The geology, archaeology and history of Northumberland have created some distinctive landmarks which number among my favourite walks. If unusual rock formations, rock art, sacred stones and caves are your thing, then these moderate walks of between 5 and 10 miles (one with a scramble thrown in) are routes which you might enjoy.
- Simonside Crags circular. 5m/8km. Moderate
- Roughting Linn Rock Art circular. 6.5m / 10.5km. Moderate.
- McCartney’s Cave, Thrunton Woods circular. 9m / 14.5km. Moderate.
- St Cuthbert’s Cave circular. 9.5m / 15km. Moderate
All these routes are now available to download on Viewranger.
Simonside Crags circular. 5m / 8km. Moderate.
This is a moderate 5 mile circular walk starting at Simonside Car Park near Rothbury, and following an eroded plantation track for a mile or so to emerge at the base of Simonside Crag. Here the route involves a reasonably straight forward 230m scramble to reach the summit ridge.
Around this area and along the ridge you will find many large sandstone rocks which have been moved by ancient glaciers to form part of the striking, present day landscape of this area. Alongside these huge, ancient stones, heather and bilbery bushes cover much of the ground. The route follows a stone flagged path along the summit ridge via Simonside cairn, Old stell crag, Dove crag and Beacon cairn, before dropping down to the road by Lordenshaw carpark (which also has some cup and ring marked rocks nearby) where you turn back along the road to your starting point at the car park.
- Roughting Linn Rock Art Circular. 6.5m / 10.5km. Moderate.
Ford to Roughting Linn is a 6.5 mile moderate, circular walk which begins at Ford Village on the Joicey Estate, parking on the layby just outside the village on the Lowick Road. The route begins by going through Ford Moss Nature Reserve, where the industrial chimney and stone ruins are the remains of an old coal mine, around which a whole community built up between 1860 and 1910, when it closed. Now it is a kind of ghost village which forms part of the 19th century industrial archeology of the county.
From here the route heads along Broom Ridge to Goatscrag Hill and then down to Roughting Linn Farm. Walkers should beware that the route across Goatscrag Hill had high bracken growing on it when I visited, and the nearby farm had a large amount of livestock, so dogs should be kept on a lead. A mile or so from the farm, hidden in some trees, you can see the Roughting Linn stones, with their fine examples of prehistoric cup and ring marks, before the walk circles back around the fields to Ford Village.
- St.

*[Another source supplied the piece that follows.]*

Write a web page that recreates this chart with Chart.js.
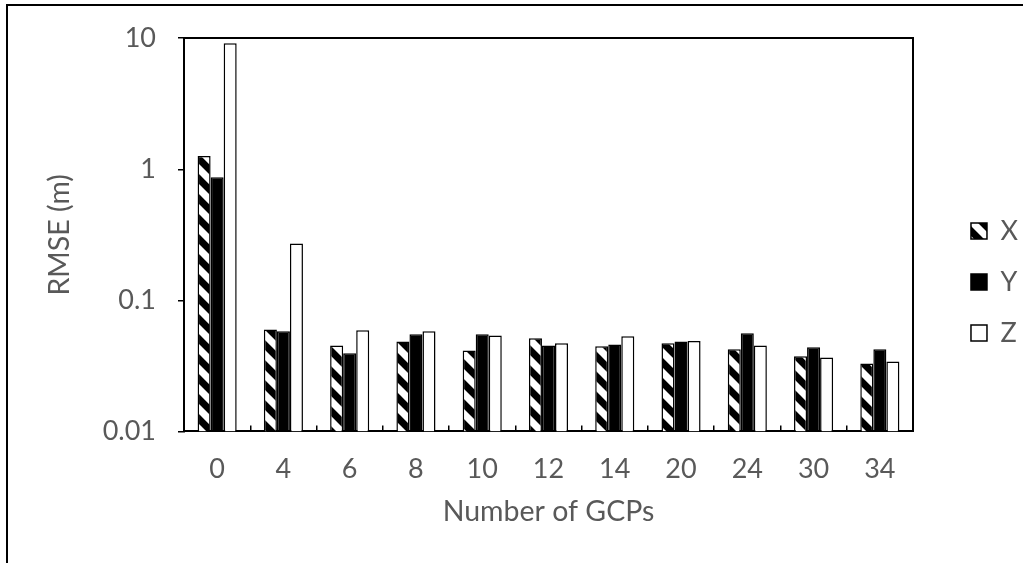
<!DOCTYPE html>
<html>
<head>
<meta charset="utf-8">
<script src="https://cdn.jsdelivr.net/npm/chart.js@4.4.1/dist/chart.umd.min.js"></script>
<style>
  html, body { margin: 0; padding: 0; background: #fff; overflow: hidden; }
  #wrap { position: relative; width: 1023px; height: 563px; }
  #frame { position: absolute; left: 6px; top: 4px; right: -20px; bottom: -20px; border: 2px solid #000; pointer-events: none; }
</style>
</head>
<body>
<div id="wrap">
  <canvas id="rmseChart" width="1023" height="563"></canvas>
  <div id="frame"></div>
</div>
<script>
// number of GCPs on the x axis
var gcps = ['0', '4', '6', '8', '10', '12', '14', '20', '24', '30', '34'];

// RMSE (m) per direction
var rmseX = [1.26, 0.060, 0.0453, 0.0486, 0.0415, 0.0513, 0.0446, 0.047, 0.0423, 0.0374, 0.033];
var rmseY = [0.87, 0.058, 0.0394, 0.055, 0.055, 0.0453, 0.0461, 0.0486, 0.056, 0.0438, 0.0423];
var rmseZ = [9.16, 0.272, 0.059, 0.058, 0.054, 0.047, 0.0531, 0.049, 0.0453, 0.0367, 0.0342];

// y tick labels (log scale)
var yTicks = [0.01, 0.1, 1, 10];
var yTitle = 'RMSE (m)';

var grey = '#595959';
var font = 'Lato, "Open Sans", sans-serif';

// wide diagonal hatch for the X bars
function hatch() {
  var c = document.createElement('canvas');
  c.width = 20; c.height = 20;
  var g = c.getContext('2d');
  g.fillStyle = '#fff';
  g.fillRect(0, 0, 20, 20);
  g.strokeStyle = '#000';
  g.lineWidth = 7;
  g.beginPath();
  g.moveTo(-5, -5); g.lineTo(25, 25);
  g.moveTo(-5, 15); g.lineTo(5, 25);
  g.moveTo(15, -5); g.lineTo(25, 5);
  g.stroke();
  return g.createPattern(c, 'repeat');
}

// y axis title, centred on the plot area
var yTitlePlugin = {
  id: 'yTitle',
  afterDraw: function(chart) {
    var c = chart.ctx, area = chart.chartArea;
    c.save();
    c.translate(60, (area.top + area.bottom) / 2);
    c.rotate(-Math.PI / 2);
    c.fillStyle = grey;
    c.font = '28.5px ' + font;
    c.textAlign = 'center';
    c.textBaseline = 'middle';
    c.fillText(yTitle, 0, 0);
    c.restore();
  }
};

var ctx = document.getElementById('rmseChart');
var rmseChart = new Chart(ctx, {
  type: 'bar',
  data: {
    labels: gcps,
    datasets: [
      { label: 'X', data: rmseX, backgroundColor: hatch(), borderColor: '#000', borderWidth: 1.5 },
      { label: 'Y', data: rmseY, backgroundColor: '#000', borderColor: '#000', borderWidth: 1.5 },
      { label: 'Z', data: rmseZ, backgroundColor: '#fff', borderColor: '#000', borderWidth: 1.5 }
    ]
  },
  plugins: [yTitlePlugin],
  options: {
    responsive: false,
    animation: false,
    categoryPercentage: 0.59,
    barPercentage: 1,
    layout: { padding: { left: 6, right: -5, top: 35, bottom: 34 } },
    plugins: {
      tooltip: { enabled: false },
      legend: {
        position: 'right',
        labels: {
          color: grey,
          font: { family: font, size: 27 },
          boxWidth: 16,
          boxHeight: 16,
          padding: 24
        }
      }
    },
    scales: {
      x: {
        grid: { display: true, drawOnChartArea: false, drawTicks: true, tickLength: -6, color: '#000', lineWidth: 1.5 },
        border: { display: true, color: '#000', width: 2 },
        ticks: { color: grey, font: { family: font, size: 27 }, padding: 28 },
        title: { display: true, text: 'Number of GCPs', color: grey, font: { family: font, size: 28.5 }, padding: { top: -19, bottom: 0 } }
      },
      x2: {
        type: 'linear',
        position: 'top',
        grid: { display: false },
        ticks: { display: false },
        border: { display: true, color: '#000', width: 2 },
        afterFit: function(scale) { scale.height = 0; }
      },
      y: {
        type: 'logarithmic',
        min: 0.01,
        max: 10,
        afterBuildTicks: function(scale) {
          scale.ticks = yTicks.map(function(v) { return { value: v }; });
        },
        afterFit: function(scale) { scale.width = 178; },
        grid: { display: true, drawOnChartArea: false, drawTicks: true, tickLength: 6, color: '#000', lineWidth: 1.5 },
        border: { display: true, color: '#000', width: 2 },
        ticks: {
          color: grey,
          font: { family: font, size: 27 },
          padding: 22,
          callback: function(value) { return String(value); }
        },
        title: { display: false }
      },
      y2: {
        type: 'linear',
        position: 'right',
        grid: { display: false },
        ticks: { display: false },
        border: { display: true, color: '#000', width: 2 },
        afterFit: function(scale) { scale.width = 34; }
      }
    }
  }
});
</script>
</body>
</html>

Cuthbert’s Cave circular. 9.5m / 15km. Moderate.
This is a 9.5 mile figure of 8 walk which starts in Belford, an old coaching stop from Newcastle, before heading out on the footpath to Swinhoe Farm and up Virgin Hill to briefly join the St Cuthbert’s way. Here it turns along the track through a plantation and around Copsey Hill to Holburn, where you turn along the side of Greensheen hill to St. Cuthbert’s Cave wood.
The cave is said to have been a resting place for St. Cuthbert’s remains on the circuitous journey from Lindisfarne to their final resting place at Durham Cathedral. Pilgrims visit the site at certain times of year to commemorate the life of the saint. There are many examples of old carvings on the rocks which date back to the 1800s. After the cave, the route heads north east across fields, over the outgoing track at Swinhoe Farm, before it returns back to Belford via Square wood, Craggyhall and Westhall.
- McCartney’s Cave circular. 9m / 14.5km. Moderate.
This is a 9 mile moderate circular walk from Thrunton Woods Car Park near Rothbury. There is a lot to see on this walk around the managed conifer woodlands to the north of Rothbury. The walk starts by heading around Humbleton hill to the north, before turning south to visit a hill fort site on the wooded summit of Castle Hill, and a small, hidden away cave nearby. McCartney’s cave was made as a retreat by a 19th century monk and hermit.
From the cave the route then heads south before turning eastwards to Long Crags and along a ridge path with fine views across the hills, to Coe Crags. It then returns to the road via a path which follows close to the small stream running through the woods, back to the starting point at the car park.